Best Picture Nominee: Boyhood review
Boyhood’s 12-year journey a bittersweet story that resonates with audience
Boyhood stars Ellar Coltrane as Mason as he grows up.
February 4, 2015
This is a part of a series of reviews on Oscar Best Picture nominees.
Twelve years in the making, Richard Linklater’s Boyhood is a breakthrough in the film industry and now the Oscar Best Picture front-runner.
Boyhood stars Ellar Coltrane as Mason as he grows up. Filmed over 12 years, the film follows Mason through the fun, sad, memorable and hard times in life that most of us have had. Not only is the movie spectacular in retrospective views, but inspires us to “let the moment seize us” and to live life in the present.
Boyhood is a story from a young boy’s perspective and we watch Mason grow before our eyes, from a pondering 5-year old quietly laying on the school grass, watching the clouds to a grown 18-year old, pondering college and what will come next. Throughout the 12-year journey, Mason faces the challenges of growing up with a single parent mom Olivia (Patricia Arquette). Mason and his sister, Linklater’s own daughter Lorelai playing Samantha, experience two broken marriages, one abusive, the other alcoholic. They experience some weekends with their fun-loving, but often absent father (Ethan Hawke), who takes them to baseball games, camping and bowling alleys. Mason tries out drugs and alcohol. They experience the challenges of moving, changing schools and adjusting to new father figures. By the end, both kids are already off to college, and the mother is left alone. And all wrapped up in a bittersweet 156 minute package.

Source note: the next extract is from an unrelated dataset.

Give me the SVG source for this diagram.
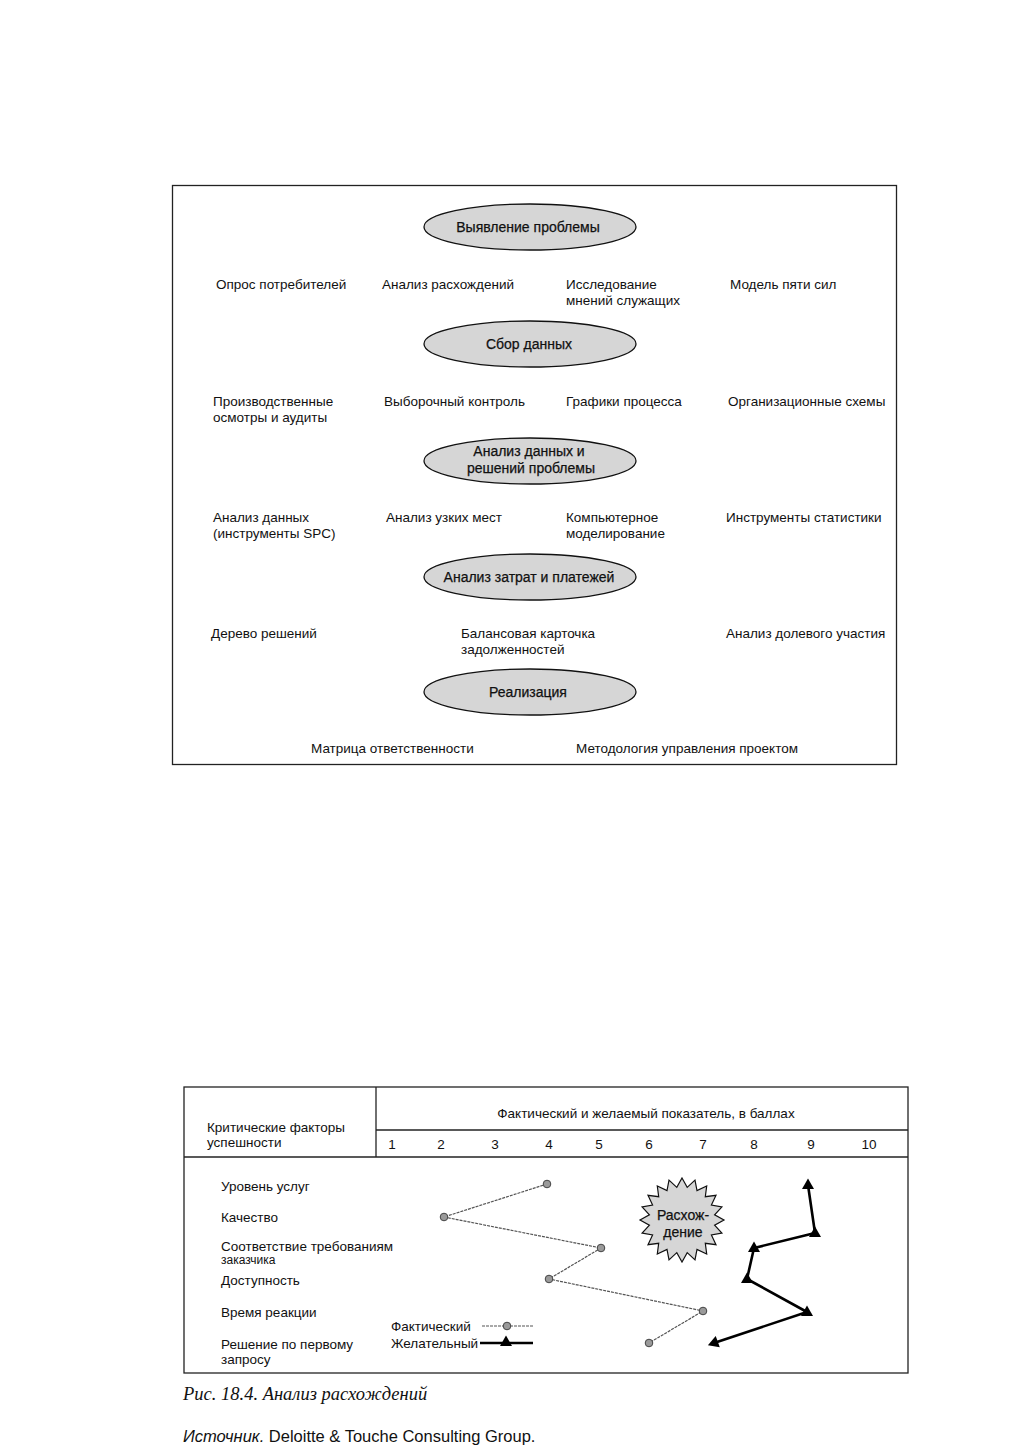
<svg xmlns="http://www.w3.org/2000/svg" xmlns:xlink="http://www.w3.org/1999/xlink" width="1013" height="1456" viewBox="0 0 1013 1456">
<style>
text{font-family:"Liberation Sans",Arial,sans-serif;font-size:13.5px;fill:#111;}
.c{text-anchor:middle;}
.et{font-size:14px;stroke:#111;stroke-width:0.25;}
.sm{font-size:12px;}
.box{fill:none;stroke:#222;stroke-width:1.3;}
.ell{fill:#d6d6d6;stroke:#111;stroke-width:1.3;}
.act{fill:none;stroke:#555;stroke-width:1.2;stroke-dasharray:3 1;}
.des{fill:none;stroke:#000;stroke-width:2.6;stroke-linejoin:round;}
.dot{fill:#9a9a9a;stroke:#444;stroke-width:1;}
.cap{font-family:"Liberation Serif","Times New Roman",serif;font-style:italic;font-size:18.5px;}
.src{font-size:16.5px;}
</style>
<defs>
<path id="tri" d="M0,-6.5 L6,4 L-6,4 Z" fill="#000"/>
</defs>
<rect width="1013" height="1456" fill="#fff"/>

<!-- ===== Top diagram ===== -->
<rect class="box" x="172.5" y="185.5" width="724" height="579"/>

<g id="n-vyyavlenie">
<ellipse class="ell" cx="530" cy="227" rx="106" ry="23"/>
<text class="c et" x="528" y="232">Выявление проблемы</text>
</g>
<g id="n-row1">
<text x="216" y="289">Опрос потребителей</text>
<text x="382" y="289">Анализ расхождений</text>
<text x="566" y="289">Исследование</text>
<text x="566" y="305">мнений служащих</text>
<text x="730" y="289">Модель пяти сил</text>
</g>

<g id="n-sbor">
<ellipse class="ell" cx="530" cy="344" rx="106" ry="23"/>
<text class="c et" x="529" y="349">Сбор данных</text>
</g>
<g id="n-row2">
<text x="213" y="406">Производственные</text>
<text x="213" y="422">осмотры и аудиты</text>
<text x="384" y="406">Выборочный контроль</text>
<text x="566" y="406">Графики процесса</text>
<text x="728" y="406">Организационные схемы</text>
</g>

<g id="n-analiz">
<ellipse class="ell" cx="530" cy="461" rx="106" ry="23"/>
<text class="c et" x="529" y="456">Анализ данных и</text>
<text class="c et" x="531" y="473">решений проблемы</text>
</g>
<g id="n-row3">
<text x="213" y="522">Анализ данных</text>
<text x="213" y="538">(инструменты SPC)</text>
<text x="386" y="522">Анализ узких мест</text>
<text x="566" y="522">Компьютерное</text>
<text x="566" y="538">моделирование</text>
<text x="726" y="522">Инструменты статистики</text>
</g>

<g id="n-zatraty">
<ellipse class="ell" cx="530" cy="577" rx="106" ry="23"/>
<text class="c et" x="529" y="582">Анализ затрат и платежей</text>
</g>
<g id="n-row4">
<text x="211" y="638">Дерево решений</text>
<text x="461" y="638">Балансовая карточка</text>
<text x="461" y="654">задолженностей</text>
<text x="726" y="638">Анализ долевого участия</text>
</g>

<g id="n-realizaciya">
<ellipse class="ell" cx="530" cy="692" rx="106" ry="23"/>
<text class="c et" x="528" y="697">Реализация</text>
</g>
<g id="n-row5">
<text x="311" y="753">Матрица ответственности</text>
<text x="576" y="753">Методология управления проектом</text>
</g>

<!-- ===== Chart ===== -->
<g id="chart-frame">
<rect class="box" x="184" y="1087" width="724" height="286"/>
<line class="box" x1="376" y1="1087" x2="376" y2="1157"/>
<line class="box" x1="376" y1="1130" x2="908" y2="1130"/>
<line class="box" x1="184" y1="1157" x2="908" y2="1157"/>
<text x="207" y="1132">Критические факторы</text>
<text x="207" y="1147">успешности</text>
<text class="c" x="646" y="1118">Фактический и желаемый показатель, в баллах</text>
<text class="c" x="392" y="1149">1</text>
<text class="c" x="441" y="1149">2</text>
<text class="c" x="495" y="1149">3</text>
<text class="c" x="549" y="1149">4</text>
<text class="c" x="599" y="1149">5</text>
<text class="c" x="649" y="1149">6</text>
<text class="c" x="703" y="1149">7</text>
<text class="c" x="754" y="1149">8</text>
<text class="c" x="811" y="1149">9</text>
<text class="c" x="869" y="1149">10</text>
</g>

<g id="row-labels">
<text x="221" y="1191">Уровень услуг</text>
<text x="221" y="1222">Качество</text>
<text x="221" y="1251">Соответствие требованиям</text>
<text class="sm" x="221" y="1264">заказчика</text>
<text x="221" y="1285">Доступность</text>
<text x="221" y="1317">Время реакции</text>
<text x="221" y="1349">Решение по первому</text>
<text x="221" y="1364">запросу</text>
</g>

<g id="n-raskhozhdenie">
<polygon points="682,1178 687.2,1187.4 695,1180.1 697,1190.6 706.7,1186 705.3,1196.7 716,1195.3 711.4,1205 721.9,1207 714.6,1214.8 724,1220 714.6,1225.2 721.9,1233 711.4,1235 716,1244.7 705.3,1243.3 706.7,1254 697,1249.4 695,1259.9 687.2,1252.6 682,1262 676.8,1252.6 669,1259.9 667,1249.4 657.3,1254 658.7,1243.3 648,1244.7 652.6,1235 642.1,1233 649.4,1225.2 640,1220 649.4,1214.8 642.1,1207 652.6,1205 648,1195.3 658.7,1196.7 657.3,1186 667,1190.6 669,1180.1 676.8,1187.4" fill="#d6d6d6" stroke="#111" stroke-width="1.2"/>
<text class="c et" x="683" y="1220">Расхож-</text>
<text class="c et" x="683" y="1237">дение</text>
</g>

<g id="connectors">
<polyline class="act" points="547,1184 444,1217 601,1248 549,1279 703,1311 649,1343"/>
<polyline class="des" points="808,1185 815,1233 754,1248 747,1279 807,1312 714,1343"/>
<line class="act" x1="482" y1="1326" x2="533" y2="1326"/>
<line class="des" x1="480" y1="1343" x2="533" y2="1343"/>
</g>

<g id="series-actual">
<circle class="dot" cx="547" cy="1184" r="3.8"/>
<circle class="dot" cx="444" cy="1217" r="3.8"/>
<circle class="dot" cx="601" cy="1248" r="3.8"/>
<circle class="dot" cx="549" cy="1279" r="3.8"/>
<circle class="dot" cx="703" cy="1311" r="3.8"/>
<circle class="dot" cx="649" cy="1343" r="3.8"/>
<circle class="dot" cx="507" cy="1326" r="3.8"/>
</g>

<g id="series-desired">
<use xlink:href="#tri" x="808" y="1185"/>
<use xlink:href="#tri" x="815" y="1233"/>
<use xlink:href="#tri" x="754" y="1248"/>
<use xlink:href="#tri" x="747" y="1279"/>
<use xlink:href="#tri" x="807" y="1312"/>
<use xlink:href="#tri" transform="translate(714,1343) rotate(-110)"/>
<use xlink:href="#tri" x="506" y="1342"/>
</g>

<g id="legend">
<text x="391" y="1331">Фактический</text>
<text x="391" y="1348">Желательный</text>
</g>

<g id="caption">
<text class="cap" x="183" y="1400">Рис. 18.4. Анализ расхождений</text>
<text class="src" x="183" y="1442"><tspan font-style="italic">Источник.</tspan> Deloitte &amp; Touche Consulting Group.</text>
</g>
</svg>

Boyhood is filled with important details, but two very special, bittersweet, tear-jerking, shocking moments don’t come until around the end of the movie. At one point in the movie, Olivia encourages a young Hispanic man working on her house to do more with his life. Years later at dinner with her college kids, she runs into him and learns he took her advice and is now a restaurant manager.
The second moment is shortly after the first, when Mason is packing for college. Olivia reminds him to take the first photo he ever took, but Mason declines, wanting to leave it behind. After 20 years of raising kids, it sinks in that she’s suddenly alone.
While Boyhood is no longer in the theatre, it is out on DVD and it’s a must-see for any age. Teenagers and adults can relate to this bittersweet story of growing up, discovering yourself and relishing the moment.